→ **WRITTEN REQUEST**
Identify every line containing the word "with" and reproduce each one.

→ **DATA SHOWN**

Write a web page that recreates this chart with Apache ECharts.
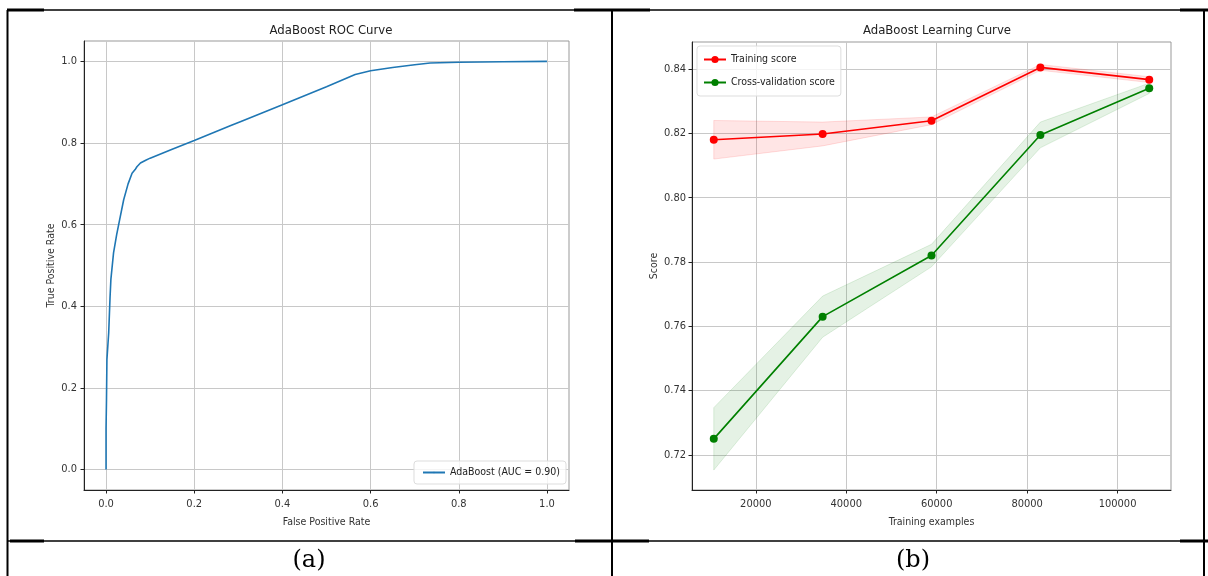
<!DOCTYPE html>
<html>
<head>
<meta charset="utf-8">
<script src="https://cdn.jsdelivr.net/npm/echarts@6/dist/echarts.min.js"></script>
<style>
  html, body { margin: 0; padding: 0; background: #fff; }
  #chart { width: 1208px; height: 576px; }
</style>
</head>
<body>
<div id="chart"></div>
<script>
// ROC curve
var rocFpr = [0, 0, 0.001, 0.002, 0.006, 0.009, 0.011, 0.017, 0.024, 0.031, 0.040, 0.050, 0.059, 0.066, 0.070, 0.078, 0.090, 0.100, 0.150, 0.200, 0.283, 0.306, 0.400, 0.500, 0.565, 0.600, 0.650, 0.700, 0.735, 0.800, 0.900, 1.000];
var rocTpr = [0, 0.10, 0.17, 0.27, 0.335, 0.42, 0.466, 0.531, 0.575, 0.613, 0.661, 0.700, 0.726, 0.735, 0.742, 0.751, 0.758, 0.763, 0.785, 0.806, 0.843, 0.853, 0.894, 0.938, 0.968, 0.977, 0.985, 0.992, 0.996, 0.998, 0.999, 1.000];
var rocTicks = [0, 0.2, 0.4, 0.6, 0.8, 1.0];

// learning curve
var trainSizes = [10700, 34775, 58850, 82925, 107000];
var trainMean = [0.8180, 0.8198, 0.8239, 0.8405, 0.8367];
var trainStd = [0.0060, 0.0037, 0.0012, 0.0009, 0.0009];
var cvMean = [0.7250, 0.7630, 0.7820, 0.8195, 0.8340];
var cvStd = [0.0097, 0.0064, 0.0035, 0.0040, 0.0016];
var lcXTicks = [20000, 40000, 60000, 80000, 100000];
var lcYTicks = [0.72, 0.74, 0.76, 0.78, 0.80, 0.82, 0.84];

var chart = echarts.init(document.getElementById('chart'));

var font = '"DejaVu Sans Condensed", "Liberation Sans Narrow", "DejaVu Sans", sans-serif';

function pairs(xs, ys) {
  var out = [];
  for (var i = 0; i < xs.length; i++) out.push([xs[i], ys[i]]);
  return out;
}

// band between mean-std and mean+std, drawn with the axis scales
function bandSeries(mean, std, fill, edge) {
  return {
    type: 'custom',
    xAxisIndex: 1,
    yAxisIndex: 1,
    silent: true,
    clip: true,
    z: 1,
    data: [[trainSizes[0], mean[0]]],
    renderItem: function (params, api) {
      var pts = [];
      for (var i = 0; i < trainSizes.length; i++) {
        pts.push(api.coord([trainSizes[i], mean[i] + std[i]]));
      }
      for (var j = trainSizes.length - 1; j >= 0; j--) {
        pts.push(api.coord([trainSizes[j], mean[j] - std[j]]));
      }
      return {
        type: 'polygon',
        shape: { points: pts },
        style: { fill: fill, stroke: edge, lineWidth: 1 }
      };
    }
  };
}

var gridLine = { show: true, lineStyle: { color: '#c8c8c8', width: 1 } };

function valueAxis(gridIndex, min, max, ticks, decimals, name, nameGap, labelMargin) {
  return {
    type: 'value',
    gridIndex: gridIndex,
    min: min,
    max: max,
    name: name,
    nameLocation: 'middle',
    nameGap: nameGap,
    nameTextStyle: { fontSize: 10.5, color: '#333', fontFamily: font },
    axisLine: { show: true, onZero: false, lineStyle: { color: '#222', width: 1 } },
    axisTick: { show: true, length: 3.5, customValues: ticks, lineStyle: { color: '#222' } },
    axisLabel: {
      customValues: ticks,
      margin: labelMargin,
      fontSize: 11, color: '#333', fontFamily: font,
      formatter: function (v) { return decimals >= 0 ? v.toFixed(decimals) : String(v); }
    },
    splitLine: gridLine
  };
}

var option = {
  backgroundColor: '#fff',
  animation: false,
  title: [
    {
      text: 'AdaBoost ROC Curve',
      left: 326, top: 19, textAlign: 'center',
      textStyle: { fontSize: 13, fontWeight: 'normal', color: '#222', fontFamily: font }
    },
    {
      text: 'AdaBoost Learning Curve',
      left: 932, top: 19, textAlign: 'center',
      textStyle: { fontSize: 13, fontWeight: 'normal', color: '#222', fontFamily: font }
    }
  ],
  grid: [
    { left: 84, top: 41, width: 485, height: 449, show: true, borderColor: '#999', borderWidth: 1 },
    { left: 692, top: 42, width: 479, height: 448, show: true, borderColor: '#999', borderWidth: 1 }
  ],
  legend: [
    {
      data: ['AdaBoost (AUC = 0.90)'],
      right: 642, bottom: 92,
      orient: 'vertical',
      itemWidth: 22, itemHeight: 2, itemGap: 4,
      padding: [6, 6, 6, 8],
      borderColor: '#ddd', borderWidth: 1, borderRadius: 3,
      backgroundColor: 'rgba(255,255,255,0.8)',
      textStyle: { fontSize: 10.5, color: '#222', fontFamily: font }
    },
    {
      data: ['Training score', 'Cross-validation score'],
      left: 697, top: 46,
      orient: 'vertical',
      itemWidth: 22, itemHeight: 9, itemGap: 12,
      padding: [8, 6, 8, 6],
      borderColor: '#ddd', borderWidth: 1, borderRadius: 3,
      backgroundColor: 'rgba(255,255,255,0.8)',
      textStyle: { fontSize: 10.5, color: '#222', fontFamily: font }
    }
  ],
  xAxis: [
    valueAxis(0, -0.05, 1.05, rocTicks, 1, 'False Positive Rate', 27, 9),
    valueAxis(1, 5885, 111815, lcXTicks, -1, 'Training examples', 27, 9)
  ],
  yAxis: [
    valueAxis(0, -0.05, 1.05, rocTicks, 1, 'True Positive Rate', 27, 7),
    valueAxis(1, 0.7091, 0.8484, lcYTicks, 2, 'Score', 31, 6)
  ],
  graphic: [
    // table borders
    { type: 'line', shape: { x1: 7, y1: 10, x2: 1204, y2: 10 }, style: { stroke: '#000', lineWidth: 1.5 } },
    { type: 'line', shape: { x1: 7, y1: 10, x2: 44, y2: 10 }, style: { stroke: '#000', lineWidth: 3 } },
    { type: 'line', shape: { x1: 574, y1: 10, x2: 650, y2: 10 }, style: { stroke: '#000', lineWidth: 3 } },
    { type: 'line', shape: { x1: 1180, y1: 10, x2: 1208, y2: 10 }, style: { stroke: '#000', lineWidth: 3 } },
    { type: 'line', shape: { x1: 7.5, y1: 10, x2: 7.5, y2: 576 }, style: { stroke: '#000', lineWidth: 2 } },
    { type: 'line', shape: { x1: 612, y1: 10, x2: 612, y2: 576 }, style: { stroke: '#000', lineWidth: 2 } },
    { type: 'line', shape: { x1: 1204, y1: 10, x2: 1204, y2: 576 }, style: { stroke: '#000', lineWidth: 2 } },
    { type: 'line', shape: { x1: 7, y1: 541, x2: 1204, y2: 541 }, style: { stroke: '#000', lineWidth: 1.5 } },
    { type: 'line', shape: { x1: 10, y1: 541, x2: 44, y2: 541 }, style: { stroke: '#000', lineWidth: 3 } },
    { type: 'line', shape: { x1: 575, y1: 541, x2: 649, y2: 541 }, style: { stroke: '#000', lineWidth: 3 } },
    { type: 'line', shape: { x1: 1180, y1: 541, x2: 1208, y2: 541 }, style: { stroke: '#000', lineWidth: 3 } },
    // captions
    {
      type: 'text', x: 309, y: 561,
      style: { text: '(a)', fontSize: 24, fontFamily: '"DejaVu Serif", "Liberation Serif", serif', fill: '#000', align: 'center', verticalAlign: 'middle' }
    },
    {
      type: 'text', x: 913, y: 561,
      style: { text: '(b)', fontSize: 24, fontFamily: '"DejaVu Serif", "Liberation Serif", serif', fill: '#000', align: 'center', verticalAlign: 'middle' }
    }
  ],
  series: [
    {
      name: 'AdaBoost (AUC = 0.90)',
      type: 'line',
      xAxisIndex: 0, yAxisIndex: 0,
      data: pairs(rocFpr, rocTpr),
      showSymbol: false,
      symbol: 'none',
      itemStyle: { color: '#1f77b4' },
      lineStyle: { color: '#1f77b4', width: 1.6 },
      z: 3
    },
    bandSeries(trainMean, trainStd, 'rgba(255,0,0,0.1)', 'rgba(255,0,0,0.12)'),
    bandSeries(cvMean, cvStd, 'rgba(0,128,0,0.1)', 'rgba(0,128,0,0.12)'),
    {
      name: 'Training score',
      type: 'line',
      xAxisIndex: 1, yAxisIndex: 1,
      data: pairs(trainSizes, trainMean),
      symbol: 'circle', symbolSize: 8,
      itemStyle: { color: '#ff0000' },
      lineStyle: { color: '#ff0000', width: 1.6 },
      z: 3
    },
    {
      name: 'Cross-validation score',
      type: 'line',
      xAxisIndex: 1, yAxisIndex: 1,
      data: pairs(trainSizes, cvMean),
      symbol: 'circle', symbolSize: 8,
      itemStyle: { color: '#008000' },
      lineStyle: { color: '#008000', width: 1.6 },
      z: 3
    }
  ]
};

chart.setOption(option);
</script>
</body>
</html>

→ **RESULT OF THE TASK**
Write a web page that recreates this chart with Apache ECharts.
// band between mean-std and mean+std, drawn with the axis scales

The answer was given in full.